# Magic 4/12/15



## reefer (Apr 13, 2015)

Glad to see people spring skiing! Great day at Magic also! Not many people, at least half the chairs were empty most of the day. Amazing the snow still in Southern Vermont once you hit the hills. Was pretty much nothing on the ground until after I got thru Chester within 5 miles of the hill.


----------



## dlague (Apr 13, 2015)

How do you get so many images in a single post?  Nice pics BTW!


----------



## reefer (Apr 13, 2015)

dlague said:


> How do you get so many images in a single post?  Nice pics BTW!



It must be because I create an album first, then I copy them from there. I have to open two windows  of AZ, then I copy the address that comes up with each individual pic. into the report. I guess that's why they all say AZ also. A little cumbersome.
Used to do attachments and that was restrictive, then I discovered this. Could be other ways also.
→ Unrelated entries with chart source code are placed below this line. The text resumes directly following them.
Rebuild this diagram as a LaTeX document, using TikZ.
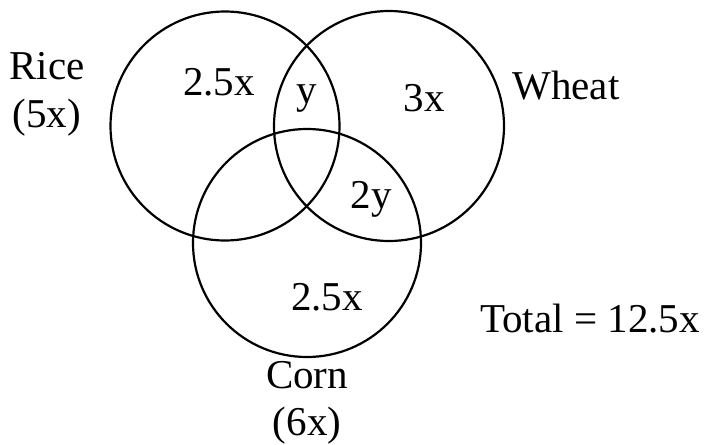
\documentclass[tikz,border=0pt]{standalone}
\usepackage{fontspec}
\setmainfont{Liberation Serif}
\tikzset{
  setline/.style={line width=1.1pt},
  lbl/.style={font=\fontsize{20.5}{24}\selectfont, inner sep=0pt, anchor=base}
}
\begin{document}
\begin{tikzpicture}[x=0.5pt,y=-0.5pt]
    \useasboundingbox (0,0) rectangle (704,444);
    % circles
    \draw[setline] (225,126) circle[radius=57.25pt];
    \draw[setline] (389,126) circle[radius=57.5pt];
    \draw[setline] (307,243) circle[radius=57pt];
    % set names
    \node[lbl] (rice) at (47,79) {Rice};
    \node[lbl] (ricetot) at (47,127) {(5x)};
    \node[lbl] (wheat) at (566,99) {Wheat};
    \node[lbl] (corn) at (307,388) {Corn};
    \node[lbl] (corntot) at (307,435) {(6x)};
    \node[lbl] (total) at (590,332) {Total = 12.5x};
    % regions
    \node[lbl] (riceonly) at (219,95) {2.5x};
    \node[lbl] (ricewheat) at (307,103) {y};
    \node[lbl] (wheatonly) at (424,111) {3x};
    \node[lbl] (wheatcorn) at (371,208) {2y};
    \node[lbl] (cornonly) at (327,310) {2.5x};
\end{tikzpicture}
\end{document}
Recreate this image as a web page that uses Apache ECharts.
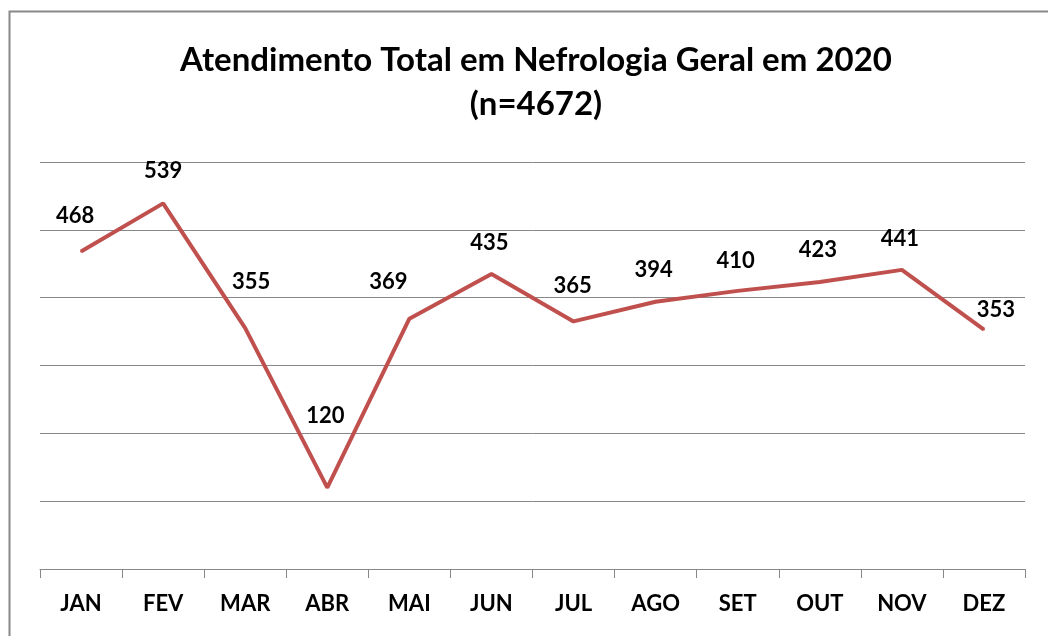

This works so I do it.


----------



## makimono (Apr 13, 2015)

such an awesome day...I'm pretty sunburnt


----------



## reefer (Apr 13, 2015)

makimono said:


> such an awesome day...I'm pretty sunburnt



Great to see you, good times!


----------



## deadheadskier (Apr 13, 2015)

looks amazing

one of these days I need to make it over to Magic for a day with you reefer


----------



## WoodCore (Apr 14, 2015)

Great pictures!!


----------